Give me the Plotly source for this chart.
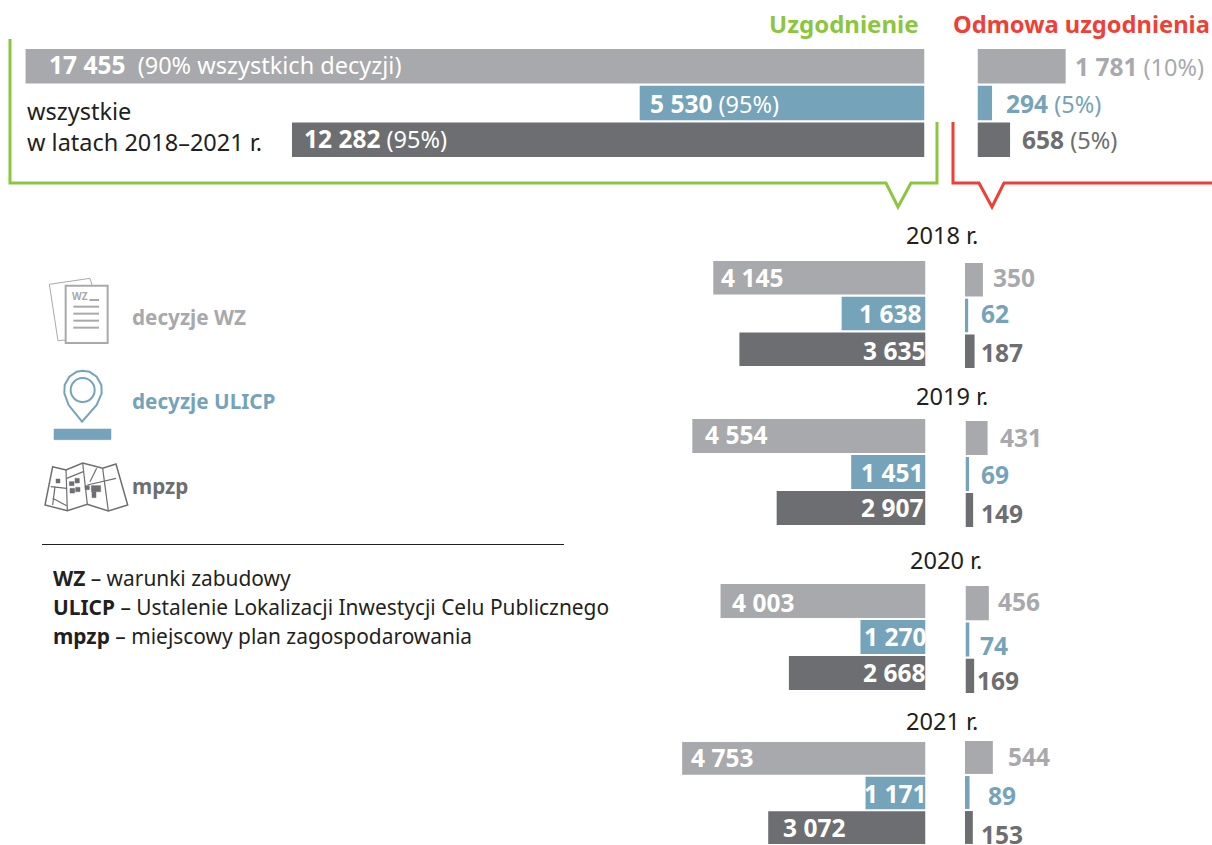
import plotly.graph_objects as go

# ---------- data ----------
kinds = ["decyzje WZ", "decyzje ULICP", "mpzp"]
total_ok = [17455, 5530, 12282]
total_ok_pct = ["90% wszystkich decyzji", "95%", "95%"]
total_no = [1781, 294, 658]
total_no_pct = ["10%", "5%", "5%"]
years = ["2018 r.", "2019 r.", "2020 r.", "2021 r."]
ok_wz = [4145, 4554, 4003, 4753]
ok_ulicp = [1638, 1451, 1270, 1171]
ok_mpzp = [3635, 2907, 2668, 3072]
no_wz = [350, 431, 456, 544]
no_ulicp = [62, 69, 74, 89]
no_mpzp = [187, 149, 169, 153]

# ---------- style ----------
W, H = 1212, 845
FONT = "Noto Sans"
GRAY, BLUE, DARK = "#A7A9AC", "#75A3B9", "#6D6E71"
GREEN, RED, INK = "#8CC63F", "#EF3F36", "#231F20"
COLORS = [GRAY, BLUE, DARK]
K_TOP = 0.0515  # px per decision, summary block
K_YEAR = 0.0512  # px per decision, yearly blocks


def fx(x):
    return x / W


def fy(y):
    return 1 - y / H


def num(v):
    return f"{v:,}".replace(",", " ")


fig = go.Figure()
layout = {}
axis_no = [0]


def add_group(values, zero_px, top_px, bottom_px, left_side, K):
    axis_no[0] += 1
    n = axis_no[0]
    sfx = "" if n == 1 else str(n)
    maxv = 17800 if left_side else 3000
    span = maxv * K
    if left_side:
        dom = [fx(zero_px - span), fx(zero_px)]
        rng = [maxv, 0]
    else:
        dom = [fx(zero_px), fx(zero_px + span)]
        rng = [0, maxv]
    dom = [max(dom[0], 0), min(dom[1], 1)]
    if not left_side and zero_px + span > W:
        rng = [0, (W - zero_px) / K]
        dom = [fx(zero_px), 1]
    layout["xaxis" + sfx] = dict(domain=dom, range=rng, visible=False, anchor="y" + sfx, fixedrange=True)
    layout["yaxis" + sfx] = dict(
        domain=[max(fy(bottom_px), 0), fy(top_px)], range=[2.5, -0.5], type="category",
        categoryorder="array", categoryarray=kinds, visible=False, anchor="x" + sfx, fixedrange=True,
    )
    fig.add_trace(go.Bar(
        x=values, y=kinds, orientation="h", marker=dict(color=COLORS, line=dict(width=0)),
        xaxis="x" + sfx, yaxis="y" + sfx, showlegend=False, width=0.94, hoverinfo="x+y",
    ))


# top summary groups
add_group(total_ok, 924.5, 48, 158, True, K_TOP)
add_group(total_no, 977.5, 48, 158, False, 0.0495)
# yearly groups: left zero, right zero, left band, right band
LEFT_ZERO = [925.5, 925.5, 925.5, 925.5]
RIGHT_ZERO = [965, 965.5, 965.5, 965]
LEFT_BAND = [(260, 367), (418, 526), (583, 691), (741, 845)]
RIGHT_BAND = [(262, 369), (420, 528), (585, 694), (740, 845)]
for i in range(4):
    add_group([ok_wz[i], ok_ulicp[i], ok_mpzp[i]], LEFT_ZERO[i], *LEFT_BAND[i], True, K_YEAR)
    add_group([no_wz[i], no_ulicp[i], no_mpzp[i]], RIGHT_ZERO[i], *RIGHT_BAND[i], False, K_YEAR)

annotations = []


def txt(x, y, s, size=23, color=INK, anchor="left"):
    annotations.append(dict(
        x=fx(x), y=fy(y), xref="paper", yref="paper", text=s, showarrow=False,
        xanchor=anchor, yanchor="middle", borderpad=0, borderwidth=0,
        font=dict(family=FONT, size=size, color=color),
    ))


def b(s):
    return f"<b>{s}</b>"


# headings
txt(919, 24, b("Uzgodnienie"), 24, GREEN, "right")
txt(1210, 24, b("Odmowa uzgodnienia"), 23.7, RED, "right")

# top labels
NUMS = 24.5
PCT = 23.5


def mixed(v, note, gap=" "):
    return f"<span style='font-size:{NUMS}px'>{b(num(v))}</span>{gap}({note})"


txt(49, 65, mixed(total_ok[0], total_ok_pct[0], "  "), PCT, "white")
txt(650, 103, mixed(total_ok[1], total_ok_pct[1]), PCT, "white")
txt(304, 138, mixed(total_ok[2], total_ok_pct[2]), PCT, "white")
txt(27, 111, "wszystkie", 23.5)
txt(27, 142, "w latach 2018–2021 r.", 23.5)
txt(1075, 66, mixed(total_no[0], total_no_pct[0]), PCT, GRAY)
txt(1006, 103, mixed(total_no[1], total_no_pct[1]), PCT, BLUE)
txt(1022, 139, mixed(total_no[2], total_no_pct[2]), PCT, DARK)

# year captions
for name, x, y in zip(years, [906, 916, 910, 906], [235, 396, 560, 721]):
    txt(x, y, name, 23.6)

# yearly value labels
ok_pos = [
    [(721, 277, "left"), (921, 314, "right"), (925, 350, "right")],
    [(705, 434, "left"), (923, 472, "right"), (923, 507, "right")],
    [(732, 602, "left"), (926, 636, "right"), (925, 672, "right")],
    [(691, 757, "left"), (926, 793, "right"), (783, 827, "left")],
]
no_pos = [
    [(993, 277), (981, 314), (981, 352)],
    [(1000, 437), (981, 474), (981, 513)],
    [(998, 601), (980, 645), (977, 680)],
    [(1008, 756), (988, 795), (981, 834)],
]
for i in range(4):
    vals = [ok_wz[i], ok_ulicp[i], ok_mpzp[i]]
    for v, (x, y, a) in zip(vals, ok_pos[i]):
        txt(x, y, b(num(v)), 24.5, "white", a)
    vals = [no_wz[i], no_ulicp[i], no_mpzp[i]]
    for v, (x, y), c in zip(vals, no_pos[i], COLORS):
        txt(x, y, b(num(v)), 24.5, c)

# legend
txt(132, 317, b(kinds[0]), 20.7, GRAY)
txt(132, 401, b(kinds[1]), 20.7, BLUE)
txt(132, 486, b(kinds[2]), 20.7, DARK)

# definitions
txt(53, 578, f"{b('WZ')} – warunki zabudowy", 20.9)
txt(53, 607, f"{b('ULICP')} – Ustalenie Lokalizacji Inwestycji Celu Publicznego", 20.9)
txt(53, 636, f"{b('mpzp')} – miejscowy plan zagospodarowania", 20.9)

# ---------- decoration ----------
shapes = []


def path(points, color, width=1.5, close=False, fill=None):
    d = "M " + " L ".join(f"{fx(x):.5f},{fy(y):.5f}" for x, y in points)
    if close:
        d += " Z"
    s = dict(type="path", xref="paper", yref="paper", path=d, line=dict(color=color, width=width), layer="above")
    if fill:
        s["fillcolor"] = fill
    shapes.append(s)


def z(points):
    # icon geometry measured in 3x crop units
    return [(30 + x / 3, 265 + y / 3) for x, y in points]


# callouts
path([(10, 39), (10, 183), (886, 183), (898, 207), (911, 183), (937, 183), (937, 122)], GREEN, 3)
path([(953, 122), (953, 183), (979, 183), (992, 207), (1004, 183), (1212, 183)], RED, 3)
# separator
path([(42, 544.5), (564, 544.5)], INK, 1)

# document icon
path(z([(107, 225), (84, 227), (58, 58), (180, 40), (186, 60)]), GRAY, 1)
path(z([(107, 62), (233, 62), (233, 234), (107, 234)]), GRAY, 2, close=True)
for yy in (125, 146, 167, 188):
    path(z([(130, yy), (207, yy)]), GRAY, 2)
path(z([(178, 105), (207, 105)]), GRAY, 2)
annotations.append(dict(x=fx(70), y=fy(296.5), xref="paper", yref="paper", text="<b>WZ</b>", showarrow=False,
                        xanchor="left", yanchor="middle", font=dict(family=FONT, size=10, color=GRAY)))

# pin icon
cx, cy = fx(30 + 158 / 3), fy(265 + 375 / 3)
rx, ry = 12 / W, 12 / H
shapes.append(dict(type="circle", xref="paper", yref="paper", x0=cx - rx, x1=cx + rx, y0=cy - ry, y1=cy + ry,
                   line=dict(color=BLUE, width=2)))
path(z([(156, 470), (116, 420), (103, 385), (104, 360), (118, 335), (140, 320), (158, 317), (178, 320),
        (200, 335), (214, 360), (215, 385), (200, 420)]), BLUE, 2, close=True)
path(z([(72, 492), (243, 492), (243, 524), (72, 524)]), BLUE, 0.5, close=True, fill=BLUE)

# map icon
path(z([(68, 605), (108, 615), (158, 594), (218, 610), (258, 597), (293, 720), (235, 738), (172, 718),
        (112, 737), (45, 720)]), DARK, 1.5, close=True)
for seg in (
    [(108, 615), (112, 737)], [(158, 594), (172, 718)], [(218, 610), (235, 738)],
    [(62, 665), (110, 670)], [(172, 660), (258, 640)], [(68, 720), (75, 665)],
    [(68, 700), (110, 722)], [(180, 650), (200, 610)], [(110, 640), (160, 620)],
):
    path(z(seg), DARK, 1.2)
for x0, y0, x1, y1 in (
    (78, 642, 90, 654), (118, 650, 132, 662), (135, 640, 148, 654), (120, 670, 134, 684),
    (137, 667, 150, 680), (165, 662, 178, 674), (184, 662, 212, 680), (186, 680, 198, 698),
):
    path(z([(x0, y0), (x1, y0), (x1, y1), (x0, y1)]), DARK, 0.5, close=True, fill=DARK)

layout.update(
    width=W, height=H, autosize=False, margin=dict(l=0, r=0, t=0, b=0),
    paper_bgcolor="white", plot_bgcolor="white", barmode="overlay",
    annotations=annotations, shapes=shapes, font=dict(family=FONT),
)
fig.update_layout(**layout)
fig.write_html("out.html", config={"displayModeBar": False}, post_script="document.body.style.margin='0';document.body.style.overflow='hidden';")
####################
**TASK GOAL:** Write out the lines from the start of the material to the line with "import plotly.graph_objects as go", inclusive and exactly. Skip the pictures.

**FINAL ANSWER:**
Give me the Plotly source for this chart.
import plotly.graph_objects as go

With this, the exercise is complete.